Приведем пример одноврменного проведения темы через обе сферы. В строчке из пушкинской «Полтавы» Он весь, как божия гроза реализуется тема
(3) Петр во весь рост (в противоположность его изображению по частям в предыдущих стихах).
Эта тема проводится через три разных компонента поэтического языка: 1) непосредственно-изобразительный уровень; 2) тип описания (буквальное описание / троп); 3) метрико-синтаксический уровень (совпадение / несовпадение членения на строки с синтаксическим членением текста). Первый компонент относится к предметной сфере, два других – к орудийной.
На непосредственно-изобразительном уровне в этой строке, впервые после ряда отдельных деталей (… Его глаза / Сияют. Лик его ужасен. / Движенья быстры…) дается фигура в целом (Он весь…).
В плане типов описания КОНКРЕТИЗАЦИЯ темы (3) состоит в том, что, в отличие от предыдущих (и последующих) строк, содержащих лишь буквальные описания происходящего, в данном стихе приманен единственный во всем фрагменте троп; иначе говоря, «обычное», прозаическое описание сменяется «необычным», «сильным», поэтическим.
Наконец, на метрико-синтаксическом уровне данная строка – единственная, где синтаксическое и стиховое членение текста совпадают: РАЗВЕРТЫВАНИЕ входящего в тему (3) элемента ‘цельность (vs дробность, расчлененность)’ дает в результате цельность как самой фразы (она не дробится границами стихов, в отличие от переносов типа Его глаза / Сияют), так и стиха (он не дробится границами фраз – точками – в отличие от Движенья быстры. Он прекрасен)31.
Таким образом, тема (3) выражается целым ансамблем средств от наглядного показа до незаметного – «музыкального» – внушения. В роли этих средств выступают значения признаков (1) – (3) (см. выше). Как это часто бывает при проведении через разные сферы текста, результаты ВАР СОВМЕЩЕНЫ в одном и том же фрагменте текста (теоретически возможно и отсутствие СОВМ: тема могла бы выражаться сначала в одной сфере, потом в другой).

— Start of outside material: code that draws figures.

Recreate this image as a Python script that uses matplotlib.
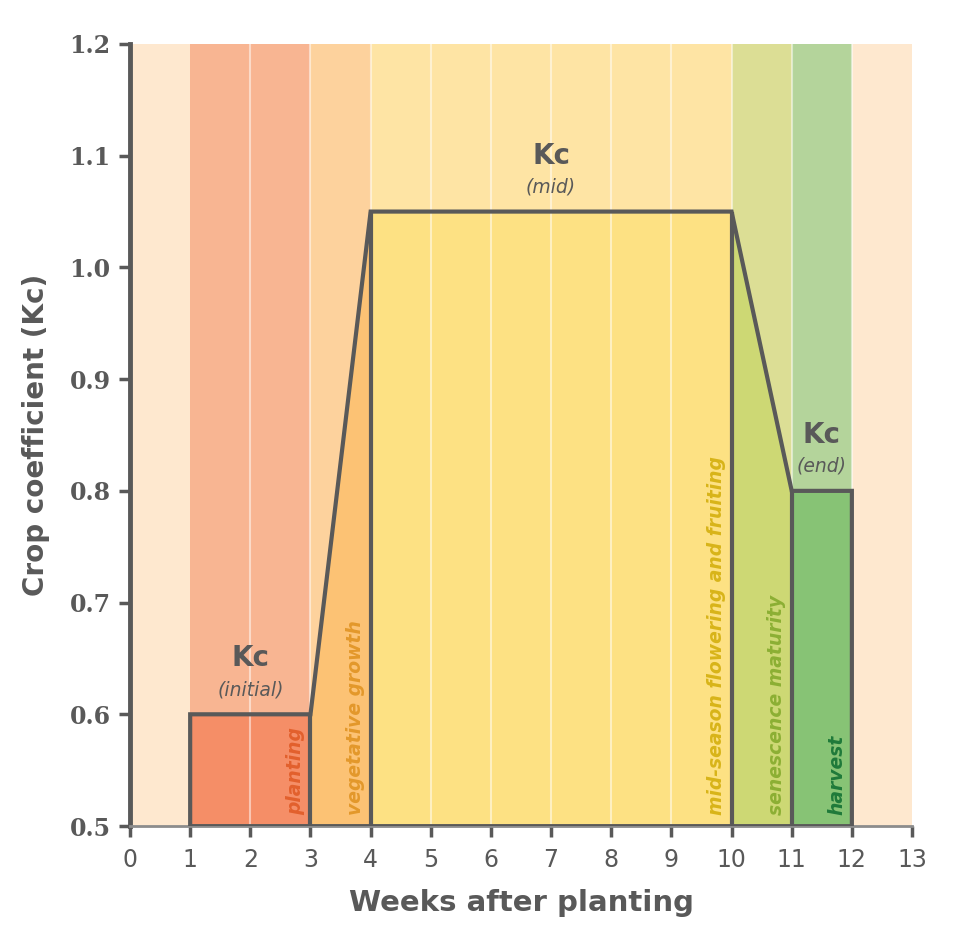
import numpy as np
import matplotlib
matplotlib.use('Agg')
import matplotlib.pyplot as plt
from matplotlib import font_manager

# pick a condensed face if one is installed
cond = None
for f in font_manager.fontManager.ttflist:
    if f.stretch in ('condensed', 'semi-condensed', 'extra-condensed') or \
            'Narrow' in f.name or 'Condensed' in f.name:
        cond = f.name
        break
FONT = ([cond] if cond else []) + ['DejaVu Sans']
plt.rcParams['font.family'] = FONT

# background colour of each week column (0..12)
band_colors = ['#FEE8CF', '#F8B592', '#F8B592', '#FDD29D', '#FEE4A4', '#FEE4A4',
               '#FEE4A4', '#FEE4A4', '#FEE4A4', '#FEE4A4', '#DCDE95', '#B4D49B',
               '#FEE8CF']
weeks = np.arange(13)

# Kc curve
kc_weeks = [1, 3, 4, 10, 11, 12]
kc_values = [0.60, 0.60, 1.05, 1.05, 0.80, 0.80]

# growth stages
stage_names = ['planting', 'vegetative growth', 'mid-season flowering and fruiting',
               'senescence maturity', 'harvest']
stage_fill = ['#F58E67', '#FCC274', '#FDE183', '#CDD874', '#87C375']
stage_text = ['#E2602D', '#E3982B', '#D8B419', '#8CAF34', '#1F7A3A']

kc_labels = ['(initial)', '(mid)', '(end)']
kc_label_x = [2, 7, 11.5]
kc_label_y = [0.60, 1.05, 0.80]

yticks = [0.5, 0.6, 0.7, 0.8, 0.9, 1.0, 1.1, 1.2]

dark = '#595959'

fig = plt.figure(figsize=(9.56, 9.36), dpi=100)
ax = fig.add_axes([0.136, 0.1175, 0.818, 0.8355])

ax.bar(weeks, 0.7, bottom=0.5, width=1, align='edge', color=band_colors,
       linewidth=0, zorder=1)

for i in range(len(stage_names)):
    x0, x1 = kc_weeks[i], kc_weeks[i + 1]
    y0, y1 = kc_values[i], kc_values[i + 1]
    ax.fill_between([x0, x1], 0.5, [y0, y1], color=stage_fill[i], linewidth=0, zorder=2)

# faint white week separators
ax.vlines(np.arange(2, 13), 0.5, 1.2, color='white', alpha=0.5, linewidth=1.5, zorder=3)

# outline
ox = [1] + kc_weeks + [12]
oy = [0.5] + kc_values + [0.5]
ax.plot(ox, oy, color=dark, linewidth=3, zorder=5, solid_joinstyle='miter')
ax.vlines(kc_weeks[1:-1], 0.5, kc_values[1:-1], color=dark, linewidth=3, zorder=5)
ax.hlines(0.5, 1, 12, color=dark, linewidth=3.5, zorder=6)

# stage labels
for i, name in enumerate(stage_names):
    ax.text(kc_weeks[i + 1] - 0.25, 0.51, name, rotation=90, ha='center', va='bottom',
            color=stage_text[i], fontsize=13.5, fontstyle='italic', fontweight='bold',
            zorder=7)

# Kc labels
for x, y, lab in zip(kc_label_x, kc_label_y, kc_labels):
    ax.text(x, y + 0.05, 'Kc', ha='center', va='center', color=dark, fontsize=20,
            fontweight='bold', zorder=7)
    ax.text(x, y + 0.022, lab, ha='center', va='center', color=dark, fontsize=13.5,
            fontstyle='italic', zorder=7)

ax.set_xlim(0, 13)
ax.set_ylim(0.5, 1.2)
ax.set_xticks(range(14))
ax.set_yticks(yticks)
ax.set_yticklabels(['%.1f' % v for v in yticks])
ax.tick_params(axis='x', direction='out', length=8, width=2.5, color=dark,
               labelcolor=dark, labelsize=17, pad=8)
ax.tick_params(axis='y', direction='out', length=8, width=2.5, color=dark,
               labelcolor=dark, pad=6)
for t in ax.get_yticklabels():
    t.set_fontfamily('DejaVu Serif')
    t.set_fontweight('bold')
    t.set_fontsize(17)

for s in ['top', 'right']:
    ax.spines[s].set_visible(False)
ax.spines['left'].set_color(dark)
ax.spines['left'].set_linewidth(3.5)
ax.spines['bottom'].set_color('#8C8C8C')
ax.spines['bottom'].set_linewidth(2)

ax.set_xlabel('Weeks after planting', fontsize=21, fontweight='bold', color=dark, labelpad=12)
ax.set_ylabel('Crop coefficient (Kc)', fontsize=20, fontweight='bold', color=dark, labelpad=14)

fig.savefig('out.png', dpi=100)
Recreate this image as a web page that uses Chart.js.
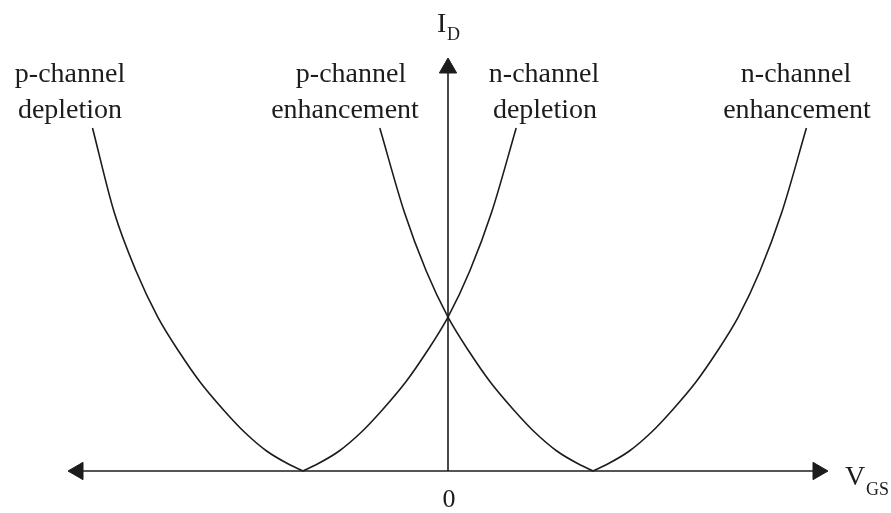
<!DOCTYPE html>
<html>
<head>
<meta charset="utf-8">
<script src="https://cdn.jsdelivr.net/npm/chart.js@4"></script>
<style>
  body { margin: 0; background: #fff; }
  canvas { display: block; }
</style>
</head>
<body>
<canvas id="chart" width="891" height="513"></canvas>
<script>
// curve points (V_GS, I_D), vertices at -1 and +1
var pDeplX = [-2.45, -2.3, -2.15, -2.0, -1.85, -1.71, -1.55, -1.4, -1.25, -1.1, -1.0];
var pDeplY = [2.23, 1.68, 1.3, 1.0, 0.77, 0.58, 0.40, 0.25, 0.13, 0.045, 0];

var nDeplX = [-1.0, -0.9, -0.75, -0.6, -0.45, -0.29, -0.15, 0.0, 0.15, 0.3, 0.47];
var nDeplY = [0, 0.045, 0.13, 0.25, 0.40, 0.58, 0.77, 1.0, 1.3, 1.68, 2.23];

var pEnhX = [-0.47, -0.3, -0.15, 0.0, 0.15, 0.29, 0.45, 0.6, 0.75, 0.9, 1.0];
var pEnhY = [2.23, 1.68, 1.3, 1.0, 0.77, 0.58, 0.40, 0.25, 0.13, 0.045, 0];

var nEnhX = [1.0, 1.1, 1.25, 1.4, 1.55, 1.71, 1.85, 2.0, 2.15, 2.3, 2.47];
var nEnhY = [0, 0.045, 0.13, 0.25, 0.40, 0.58, 0.77, 1.0, 1.3, 1.68, 2.23];

var xMin = -2.55, xMax = 2.55;
var yMax = 2.62;

function pts(xs, ys) {
  return xs.map(function (x, i) { return { x: x, y: ys[i] }; });
}

var ink = '#1c1c1c';

function curve(xs, ys) {
  return {
    data: pts(xs, ys),
    borderColor: ink,
    borderWidth: 1.6,
    pointRadius: 0,
    cubicInterpolationMode: 'monotone',
    clip: false
  };
}

var textPlugin = {
  id: 'texts',
  afterDraw: function (chart) {
    var ctx = chart.ctx;
    ctx.save();
    ctx.fillStyle = ink;
    ctx.textAlign = 'center';
    ctx.textBaseline = 'alphabetic';
    ctx.font = '28px "Liberation Serif"';
    ctx.fillText('p-channel', 70, 82);
    ctx.fillText('depletion', 70, 118);
    ctx.fillText('p-channel', 351, 82);
    ctx.fillText('enhancement', 345, 118);
    ctx.fillText('n-channel', 544, 82);
    ctx.fillText('depletion', 545, 118);
    ctx.fillText('n-channel', 796, 82);
    ctx.fillText('enhancement', 797, 118);
    ctx.font = '26px "Liberation Serif"';
    ctx.fillText('0', 449, 507);
    ctx.textAlign = 'left';
    ctx.font = '28px "Liberation Serif"';
    ctx.fillText('I', 437, 32);
    ctx.fillText('V', 845, 485);
    ctx.font = '18px "Liberation Serif"';
    ctx.fillText('D', 447, 40);
    ctx.fillText('GS', 866, 495);
    ctx.restore();
  }
};

new Chart('chart', {
  type: 'line',
  data: {
    datasets: [
      curve(pDeplX, pDeplY),
      curve(nDeplX, nDeplY),
      curve(pEnhX, pEnhY),
      curve(nEnhX, nEnhY),
      {
        // horizontal axis with arrow heads
        data: [{ x: xMin, y: 0 }, { x: xMax, y: 0 }],
        borderColor: ink,
        borderWidth: 1.6,
        pointStyle: 'triangle',
        pointRadius: 10,
        pointRotation: [-90, 90],
        pointBackgroundColor: ink,
        pointBorderColor: ink,
        pointBorderWidth: 1,
        clip: false
      },
      {
        // vertical axis
        data: [{ x: 0, y: 0 }, { x: 0, y: yMax }],
        borderColor: ink,
        borderWidth: 1.6,
        pointStyle: 'triangle',
        pointRadius: [0, 10],
        pointRotation: 0,
        pointBackgroundColor: ink,
        pointBorderColor: ink,
        pointBorderWidth: 1,
        clip: false
      }
    ]
  },
  options: {
    responsive: false,
    animation: false,
    layout: { padding: { left: 78, right: 73, top: 68, bottom: 42 } },
    plugins: { legend: { display: false }, tooltip: { enabled: false } },
    scales: {
      x: { type: 'linear', min: xMin, max: xMax, display: false },
      y: { type: 'linear', min: 0, max: yMax, display: false }
    }
  },
  plugins: [textPlugin]
});
</script>
</body>
</html>
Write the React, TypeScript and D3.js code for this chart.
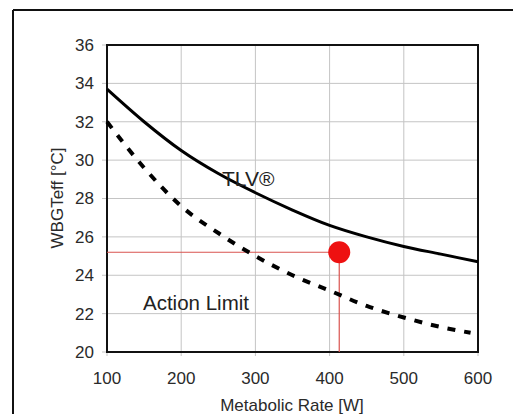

Проблема проведения темы через предметную и орудийную сферы рассматривалась Эйзенштейном. Сравнивая два эскиза кинокадров, изображающих баррикаду, он отдает предпочтение тому из них, который развертывает тему 'борьба' не только в непосредственном изображении баррикады, но и в элементах языка данного вида искусства. Резюмируя результаты анализа, Эйзенштейн пишет, что соответствующий набросок
…буквально по всем признакам выражает идею борьбы: 1. По наиболее простому – предметно-изобразительному: картинка изображает баррикаду <…> 3. По линии наибольших обобщений: столкновение плоскостей, плоскостей и линий <…> 4. По линеарной характеристике основного контура, прочитываемого, как след целого процесса борьбы. <…> Совершенно ясно, что эта же тема должна была бы также последовательно пронизывать и свето-цветовое построение, где по-своему, своими средствами воплощалась бы эта метафора борьбы, помимо правильного бытового размещения цвета и световых пятен» (Эйзенштейн 1964–1971: II, 346–349).